Integers exceeding the bigquery integer limit are still converted to integer in the schema
alvinburgos opened this issue · 2 comments
To replicate:
test.json
:
{"name": "111222333444555666777"}
{"name": "111222333444555666777"}
Expected:
% python3 -m bigquery_schema_generator.generate_schema --keep_nulls < ../data/test.json
INFO:root:Processed 2 lines
[
{
"mode": "NULLABLE",
"name": "name",
"type": "STRING"
}
]
Actual:
% python3 -m bigquery_schema_generator.generate_schema --keep_nulls < ../data/test.json
INFO:root:Processed 2 lines
[
{
"mode": "NULLABLE",
"name": "name",
"type": "INTEGER"
}
]
Thanks for the bug report!
This is an unintended consequence of PR #15 which replicates the behavior of bq load
which infers the integer and date types inside quoted strings. It looks like we have to limit the integer range to what bq load
does. I'm going to guess it's either 64-bit signed integer or 53-bit signed integer. Probably won't get to this today, but likely tomorrow.

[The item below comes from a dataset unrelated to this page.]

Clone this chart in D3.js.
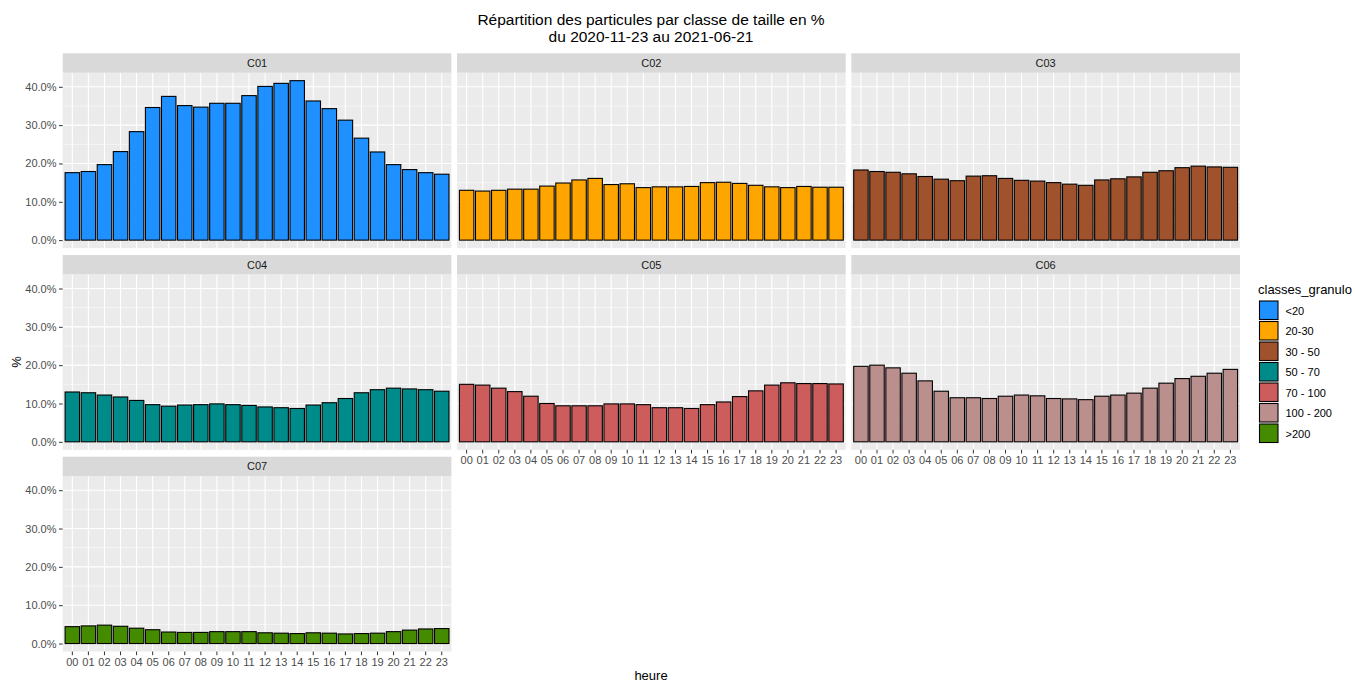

It turns out that when an integer overflows a signed 64-bit, bq load
infers that value to be a FLOAT
instead of a STRING
. The same thing happens when the integer is inside a quoted string. So in your example, bq load
produces:
[
{
"mode": "NULLABLE",
"name": "name",
"type": "FLOAT"
}
]
It could be argued that STRING
makes more sense for an overflowing integer inside a quoted string, but unfortunately, that's not what bq load
seems to do. My fix follows the bq load
convention, and produces a FLOAT
(or a QFLOAT
internally for quoted large integers).
This fix is on the develop
branch. Do you want to give it a try before I merge it into master
?